::: Stored data

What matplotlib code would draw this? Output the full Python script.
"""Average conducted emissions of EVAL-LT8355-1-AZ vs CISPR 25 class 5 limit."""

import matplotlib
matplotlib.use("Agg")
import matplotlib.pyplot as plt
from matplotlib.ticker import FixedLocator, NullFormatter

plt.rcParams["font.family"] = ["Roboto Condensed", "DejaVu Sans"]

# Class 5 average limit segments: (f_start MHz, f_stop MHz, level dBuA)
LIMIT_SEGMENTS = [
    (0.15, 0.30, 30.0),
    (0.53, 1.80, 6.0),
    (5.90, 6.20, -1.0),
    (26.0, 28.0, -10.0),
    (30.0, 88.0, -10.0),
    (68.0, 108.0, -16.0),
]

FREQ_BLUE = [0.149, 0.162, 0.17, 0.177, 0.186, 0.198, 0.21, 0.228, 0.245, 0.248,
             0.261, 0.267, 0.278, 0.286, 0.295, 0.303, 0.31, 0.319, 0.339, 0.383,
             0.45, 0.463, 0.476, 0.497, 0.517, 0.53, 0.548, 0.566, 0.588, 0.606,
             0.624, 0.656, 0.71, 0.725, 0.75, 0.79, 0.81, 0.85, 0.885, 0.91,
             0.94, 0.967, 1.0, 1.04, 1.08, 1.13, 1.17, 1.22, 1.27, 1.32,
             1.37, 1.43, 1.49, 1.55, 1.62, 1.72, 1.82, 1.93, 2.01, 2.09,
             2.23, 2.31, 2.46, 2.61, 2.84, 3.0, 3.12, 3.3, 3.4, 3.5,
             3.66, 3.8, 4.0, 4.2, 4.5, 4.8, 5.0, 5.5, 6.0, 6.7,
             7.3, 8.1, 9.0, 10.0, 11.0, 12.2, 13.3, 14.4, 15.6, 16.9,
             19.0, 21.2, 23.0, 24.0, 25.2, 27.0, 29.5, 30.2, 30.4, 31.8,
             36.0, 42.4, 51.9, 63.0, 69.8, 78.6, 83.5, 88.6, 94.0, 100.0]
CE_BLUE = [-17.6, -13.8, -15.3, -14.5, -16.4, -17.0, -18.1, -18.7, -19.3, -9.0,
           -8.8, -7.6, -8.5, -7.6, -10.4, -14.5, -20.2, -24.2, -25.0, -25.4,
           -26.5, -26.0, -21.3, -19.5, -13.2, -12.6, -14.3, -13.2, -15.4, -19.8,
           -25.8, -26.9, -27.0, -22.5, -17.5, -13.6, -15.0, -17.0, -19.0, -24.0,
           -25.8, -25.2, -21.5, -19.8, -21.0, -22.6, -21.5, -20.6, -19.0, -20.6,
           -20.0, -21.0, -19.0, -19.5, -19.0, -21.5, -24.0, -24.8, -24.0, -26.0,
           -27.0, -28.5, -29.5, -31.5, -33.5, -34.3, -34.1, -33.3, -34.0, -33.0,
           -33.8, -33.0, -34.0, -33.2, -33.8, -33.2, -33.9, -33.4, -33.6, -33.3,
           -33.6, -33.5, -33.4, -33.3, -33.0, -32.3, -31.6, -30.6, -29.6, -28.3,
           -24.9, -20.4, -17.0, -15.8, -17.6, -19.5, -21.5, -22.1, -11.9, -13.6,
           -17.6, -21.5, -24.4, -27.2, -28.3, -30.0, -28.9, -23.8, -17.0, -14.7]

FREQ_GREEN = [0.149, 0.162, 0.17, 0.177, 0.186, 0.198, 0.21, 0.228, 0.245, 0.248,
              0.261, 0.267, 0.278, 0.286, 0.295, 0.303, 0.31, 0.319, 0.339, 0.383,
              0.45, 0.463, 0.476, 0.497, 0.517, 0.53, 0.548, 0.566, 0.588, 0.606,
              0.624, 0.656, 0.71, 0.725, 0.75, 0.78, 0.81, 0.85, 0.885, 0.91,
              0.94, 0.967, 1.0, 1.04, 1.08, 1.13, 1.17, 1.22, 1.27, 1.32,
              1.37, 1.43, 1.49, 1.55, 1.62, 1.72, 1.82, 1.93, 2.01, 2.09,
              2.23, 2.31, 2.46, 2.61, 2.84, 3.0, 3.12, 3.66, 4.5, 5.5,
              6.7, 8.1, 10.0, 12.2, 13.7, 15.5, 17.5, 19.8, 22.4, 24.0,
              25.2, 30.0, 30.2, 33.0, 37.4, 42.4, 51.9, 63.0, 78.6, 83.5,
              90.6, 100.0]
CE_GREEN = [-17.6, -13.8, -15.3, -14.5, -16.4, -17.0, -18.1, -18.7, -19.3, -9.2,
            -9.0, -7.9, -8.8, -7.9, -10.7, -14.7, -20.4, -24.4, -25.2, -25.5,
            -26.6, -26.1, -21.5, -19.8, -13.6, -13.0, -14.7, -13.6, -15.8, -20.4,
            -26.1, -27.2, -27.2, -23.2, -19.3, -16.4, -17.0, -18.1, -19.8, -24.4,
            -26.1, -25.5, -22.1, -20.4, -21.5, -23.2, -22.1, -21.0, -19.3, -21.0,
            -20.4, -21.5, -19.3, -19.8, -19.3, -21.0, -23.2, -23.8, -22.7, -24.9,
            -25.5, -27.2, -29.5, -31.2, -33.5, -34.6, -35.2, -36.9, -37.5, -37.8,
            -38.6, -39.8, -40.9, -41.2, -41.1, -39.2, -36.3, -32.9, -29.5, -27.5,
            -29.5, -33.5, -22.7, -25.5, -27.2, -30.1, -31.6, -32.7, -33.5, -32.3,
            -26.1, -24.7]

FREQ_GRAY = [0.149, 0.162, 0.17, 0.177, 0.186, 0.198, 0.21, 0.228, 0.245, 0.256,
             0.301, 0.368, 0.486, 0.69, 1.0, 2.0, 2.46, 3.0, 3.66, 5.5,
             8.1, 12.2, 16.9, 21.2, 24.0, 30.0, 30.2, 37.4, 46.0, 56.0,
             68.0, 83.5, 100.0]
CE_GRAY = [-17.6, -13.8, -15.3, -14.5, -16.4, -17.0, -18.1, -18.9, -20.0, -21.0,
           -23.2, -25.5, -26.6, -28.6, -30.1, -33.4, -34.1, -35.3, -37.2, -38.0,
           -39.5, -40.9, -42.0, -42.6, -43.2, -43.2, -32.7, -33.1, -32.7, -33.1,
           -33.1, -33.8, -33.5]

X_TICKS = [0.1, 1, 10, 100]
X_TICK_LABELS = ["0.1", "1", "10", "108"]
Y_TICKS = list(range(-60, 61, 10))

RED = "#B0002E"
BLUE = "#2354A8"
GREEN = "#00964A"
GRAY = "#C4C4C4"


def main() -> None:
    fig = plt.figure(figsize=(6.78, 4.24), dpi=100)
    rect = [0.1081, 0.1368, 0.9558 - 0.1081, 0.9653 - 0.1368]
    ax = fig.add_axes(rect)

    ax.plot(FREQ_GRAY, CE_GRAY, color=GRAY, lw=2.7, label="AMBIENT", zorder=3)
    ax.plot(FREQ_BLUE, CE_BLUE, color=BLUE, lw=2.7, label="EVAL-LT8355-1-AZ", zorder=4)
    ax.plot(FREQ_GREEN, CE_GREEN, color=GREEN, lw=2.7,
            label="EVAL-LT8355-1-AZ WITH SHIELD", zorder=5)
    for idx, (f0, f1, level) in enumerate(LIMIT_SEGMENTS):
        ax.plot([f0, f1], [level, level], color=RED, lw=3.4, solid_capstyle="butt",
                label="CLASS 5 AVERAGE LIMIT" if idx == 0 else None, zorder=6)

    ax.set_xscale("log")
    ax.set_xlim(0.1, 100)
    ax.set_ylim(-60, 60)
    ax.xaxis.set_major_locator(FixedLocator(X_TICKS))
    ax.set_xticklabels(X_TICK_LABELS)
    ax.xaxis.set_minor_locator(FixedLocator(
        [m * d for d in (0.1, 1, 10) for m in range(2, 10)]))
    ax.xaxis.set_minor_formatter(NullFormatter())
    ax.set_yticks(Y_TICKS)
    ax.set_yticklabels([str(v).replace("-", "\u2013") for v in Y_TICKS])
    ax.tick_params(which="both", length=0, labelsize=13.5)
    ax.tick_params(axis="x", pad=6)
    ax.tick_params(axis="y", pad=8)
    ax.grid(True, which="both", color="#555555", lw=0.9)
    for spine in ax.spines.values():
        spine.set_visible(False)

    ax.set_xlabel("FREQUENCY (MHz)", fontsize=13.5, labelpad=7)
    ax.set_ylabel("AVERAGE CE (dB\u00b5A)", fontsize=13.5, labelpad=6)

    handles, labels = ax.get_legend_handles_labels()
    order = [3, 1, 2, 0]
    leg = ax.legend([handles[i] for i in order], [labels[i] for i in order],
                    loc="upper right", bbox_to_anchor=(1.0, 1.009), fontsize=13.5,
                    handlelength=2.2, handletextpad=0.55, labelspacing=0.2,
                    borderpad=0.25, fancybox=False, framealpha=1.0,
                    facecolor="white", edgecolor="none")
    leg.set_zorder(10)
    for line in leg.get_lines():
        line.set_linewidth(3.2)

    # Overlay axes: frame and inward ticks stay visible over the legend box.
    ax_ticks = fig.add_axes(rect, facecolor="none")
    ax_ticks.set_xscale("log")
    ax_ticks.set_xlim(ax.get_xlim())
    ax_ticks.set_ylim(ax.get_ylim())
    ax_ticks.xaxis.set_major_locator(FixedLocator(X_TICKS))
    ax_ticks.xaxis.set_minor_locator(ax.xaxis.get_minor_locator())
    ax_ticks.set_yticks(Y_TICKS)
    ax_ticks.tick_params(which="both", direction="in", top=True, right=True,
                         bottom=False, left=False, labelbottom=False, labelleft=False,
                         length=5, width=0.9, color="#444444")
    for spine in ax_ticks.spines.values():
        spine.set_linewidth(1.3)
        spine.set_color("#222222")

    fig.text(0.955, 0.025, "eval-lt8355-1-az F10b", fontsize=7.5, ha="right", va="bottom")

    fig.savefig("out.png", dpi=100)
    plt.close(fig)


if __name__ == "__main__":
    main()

::::::

**Written task**
Quote verbatim the opening lines of the listing above, ending with the line where "conducted emissions of" appears; include both endpoints and nothing more.

**Output for this exercise**
What matplotlib code would draw this? Output the full Python script.
"""Average conducted emissions of EVAL-LT8355-1-AZ vs CISPR 25 class 5 limit."""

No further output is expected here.